では私たちはどうしたらいいのでしょう。何ができるのでしょう。いくら民主主義だ、法治国家だと言っても、結局は強者が弱者をいいように扱う世界です。選択の余地は絶望的なくらいないように思います。
ただ私が願うのは、どうか人間としての尊厳だけは奪われないでほしい、ということです。何も言えなくても、何もできなくても、尊厳だけは奪われないでほしい。それはある人にとっては煮えたぎるような怒り、ある人にとってはいつまでも終わらない後悔、またある人にとっては死にたくなるような嘆きかもしれません。いずれせによ「自分はこんなこと認めない」「こんなこと許さない」という気持ちを、諦めないでほしいのです。
そしてできれば声を上げていただきたい。理不尽な全てのもの、自分の尊厳を侵そうとする全てのものに、はっきりノーと表明していただきたい。

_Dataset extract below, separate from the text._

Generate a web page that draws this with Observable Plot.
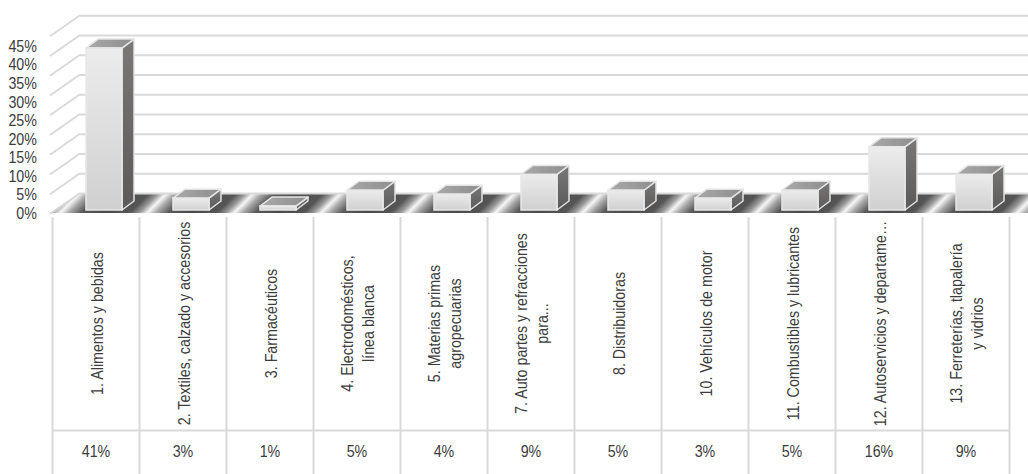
<!DOCTYPE html>
<html>
<head>
<meta charset="utf-8">
<script src="https://cdn.jsdelivr.net/npm/d3@7"></script>
<script src="https://cdn.jsdelivr.net/npm/@observablehq/plot@0.6"></script>
<style>
html,body{margin:0;padding:0;background:#fff;}
#chart svg{display:block;}
</style>
</head>
<body>
<div id="chart"></div>
<script>
// ---- data ----
const categories = [
  "1. Alimentos y bebidas",
  "2. Textiles, calzado y accesorios",
  "3. Farmacéuticos",
  "4. Electrodomésticos,\nlínea blanca",
  "5. Materias primas\nagropecuarias",
  "7. Auto partes y refracciones\npara...",
  "8. Distribuidoras",
  "10. Vehículos de motor",
  "11. Combustibles y lubricantes",
  "12. Autoservicios y departame…",
  "13. Ferreterías, tlapalería\ny vidrios"
];
const values = [41, 3, 1, 5, 4, 9, 5, 3, 5, 16, 9];
const yTicks = [0, 5, 10, 15, 20, 25, 30, 35, 40, 45];
const tickLabels = ["0%", "5%", "10%", "15%", "20%", "25%", "30%", "35%", "40%", "45%"];

const data = categories.map((c, i) => ({label: c, value: values[i]}));

// ---- layout / style ----
const W = 1028, H = 474;
const ML = 52, MR = 19, MT = 32.25, MB = 264;
const BW = (W - ML - MR) / categories.length;
const FONT = '"Liberation Sans",Arial,sans-serif';
const NARROW = 0.84;            // horizontal condensing of the text
const TEXT = "#3c3c3c";
const GRID = "#d9d9d9";
const WALL_BACK_DY = -17, WALL_FRONT_DY = 3, WALL_DEPTH_X = 30;
const BAR_L = 34 / 87, BAR_R = 70 / 87, DEPTH_X = 12, DEPTH_Y = -9;
const STREAK_K = 1.0, STREAK_OFF = 8;
const LABEL_PERSPECTIVE = 0.94;

const NS = "http://www.w3.org/2000/svg";
function el(tag, attrs, parent) {
  const e = document.createElementNS(NS, tag);
  for (const k in attrs) e.setAttribute(k, attrs[k]);
  if (parent) parent.appendChild(e);
  return e;
}
function grad(defs, id, x2, y2, stops) {
  const g = el("linearGradient", {id, x1: 0, y1: 0, x2, y2}, defs);
  for (const [o, c] of stops) el("stop", {offset: o, "stop-color": c}, g);
}
const pts = (a) => a.map(p => p.join(",")).join(" ");

// defs + floor
function floorMark(index, scales) {
  const sx = scales.x, sy = scales.y;
  const g = el("g", {});
  const defs = el("defs", {}, g);
  grad(defs, "gFront", 0, 1, [[0, "#ececec"], [1, "#d0d0d0"]]);
  grad(defs, "gTop", 1, 0, [[0, "#a9a9a9"], [1, "#8e8e8e"]]);
  grad(defs, "gSide", 0, 1, [[0, "#7a7876"], [1, "#5c5a58"]]);
  grad(defs, "gStreak", 1, 0, [
    [0, "#4b4b4b"], [0.3, "#555555"], [0.41, "#9a9a9a"], [0.5, "#f6f6f6"],
    [0.6, "#a8a8a8"], [0.74, "#5a5a5a"], [1, "#4b4b4b"]
  ]);
  const b0 = sx(data[0].label);
  const bw = sx(data[1].label) - b0;
  const yB = sy(0) + WALL_BACK_DY, yF = sy(0) + WALL_FRONT_DY;
  const pat = el("pattern", {
    id: "floorPat", patternUnits: "userSpaceOnUse", width: bw, height: 600,
    x: b0 + STREAK_OFF + STREAK_K * yF - bw / 2, y: 0,
    patternTransform: `skewX(${-Math.atan(STREAK_K) * 180 / Math.PI})`
  }, defs);
  el("rect", {width: bw, height: 600, fill: "url(#gStreak)"}, pat);
  const xL = sx.range ? sx.range()[0] : b0;
  el("polygon", {
    points: pts([[xL - 2 + WALL_DEPTH_X, yB], [W, yB], [W, yF], [xL - 2, yF]]),
    fill: "url(#floorPat)"
  }, g);
  return g;
}

// side-wall diagonals
function sideWall(index, scales) {
  const sy = scales.y;
  const g = el("g", {stroke: GRID, "stroke-width": 2, fill: "none"});
  for (const v of yTicks) {
    const y = sy(v);
    el("line", {x1: ML - 2, y1: y + WALL_FRONT_DY + 1, x2: ML - 2 + WALL_DEPTH_X, y2: y + WALL_BACK_DY}, g);
  }
  return g;
}

// 3D top + side faces of bars
function barFaces(index, scales) {
  const sx = scales.x, sy = scales.y;
  const bw = sx(data[1].label) - sx(data[0].label);
  const g = el("g", {stroke: "#e4e4e4", "stroke-width": 1.5, "stroke-linejoin": "round"});
  for (const d of data) {
    const xl = sx(d.label) + bw * BAR_L, xr = sx(d.label) + bw * BAR_R;
    const yt = sy(d.value), yb = sy(0);
    el("polygon", {points: pts([[xr, yt], [xr + DEPTH_X, yt + DEPTH_Y], [xr + DEPTH_X, yb + DEPTH_Y], [xr, yb]]), fill: "url(#gSide)"}, g);
    el("polygon", {points: pts([[xl, yt], [xr, yt], [xr + DEPTH_X, yt + DEPTH_Y], [xl + DEPTH_X, yt + DEPTH_Y]]), fill: "url(#gTop)"}, g);
  }
  return g;
}

// y-axis labels on the front edge of the side wall
function yLabels(index, scales) {
  const sy = scales.y;
  const g = el("g", {"text-anchor": "end", fill: TEXT, "font-size": 17, "font-family": FONT});
  yTicks.forEach((v, i) => {
    const y = sy(v * LABEL_PERSPECTIVE) + WALL_FRONT_DY;
    const t = el("text", {transform: `translate(${ML - 15},${y}) scale(${NARROW},1)`, dy: "0.35em"}, g);
    t.textContent = tickLabels[i];
  });
  return g;
}

const chart = Plot.plot({
  width: W, height: H,
  marginLeft: ML, marginRight: MR, marginTop: MT, marginBottom: MB,
  style: {fontFamily: FONT, fontSize: "17px", color: TEXT, background: "#fff"},
  x: {type: "band", domain: categories, padding: 0, axis: null},
  y: {domain: [0, 45], axis: null},
  marks: [
    floorMark,
    Plot.ruleY(yTicks, {y: d => d, dy: WALL_BACK_DY, insetLeft: WALL_DEPTH_X - 2, insetRight: -MR, stroke: GRID, strokeWidth: 2}),
    sideWall,
    barFaces,
    Plot.barY(data, {x: "label", y: "value", insetLeft: BW * BAR_L, insetRight: BW * (1 - BAR_R), fill: "url(#gFront)", stroke: "#e8e8e8", strokeWidth: 1.5}),
    yLabels,
    // data table
    Plot.ruleX(data, {x: "label", dx: -BW / 2, insetTop: 217 - MT, insetBottom: -MB, stroke: GRID, strokeWidth: 2}),
    Plot.ruleX([data[data.length - 1]], {x: "label", dx: BW / 2, insetTop: 217 - MT, insetBottom: -MB, stroke: GRID, strokeWidth: 2}),
    Plot.ruleY([0], {dy: 220, stroke: GRID, strokeWidth: 2}),
    Plot.text(data, {x: "label", text: "label", frameAnchor: "bottom", dy: 113, rotate: -90, textAnchor: "middle", lineAnchor: "middle", lineHeight: 1.25, fontSize: 17, fill: TEXT, className: "narrow"}),
    Plot.text(data, {x: "label", text: d => d.value + "%", frameAnchor: "bottom", dy: 246, fontSize: 17, fill: TEXT, className: "narrow"})
  ]
});
// condense the table texts along their reading direction
chart.querySelectorAll("g.narrow text").forEach(t => {
  const tr = t.getAttribute("transform");
  if (tr) t.setAttribute("transform", tr + ` scale(${NARROW},1)`);
});
document.getElementById("chart").appendChild(chart);
</script>
</body>
</html>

「それができれば苦労しないよ」と言われるのももっともです。それでもあえて書かせていただきました。
最後まで読んで下さり、ありがとうございました。
人間としての尊厳を踏みなじられない、踏みにじらない。
返信削除最近の虐待事件や教師の体罰誘導録画事件にある根底の問題だと思います。
あまりに人を侮辱する世の中になりました。
尊厳が踏みにじられ続けている社会だと思います。最近特にひどいのかも。声を上げるのが難しい状況なのは重々承知していますが、それでもこの記事を書きました。
削除ノーを表現したくても現在はネットに匿名で書き込まれてしまうと何もできないというのが現実です。彼らもいつの日か書かれた側の心の痛みがわかる日がくればいいのですが・・・
返信削除たしかに人の痛みがまったく想像できない人たちがいます。たぶん自分自身も、痛みや苦しみを経験しなかったら、わからなかったかもしれません。だから偉そうなことは言えないのですが、やはり他者への配慮や想像力は尊い力だと思います。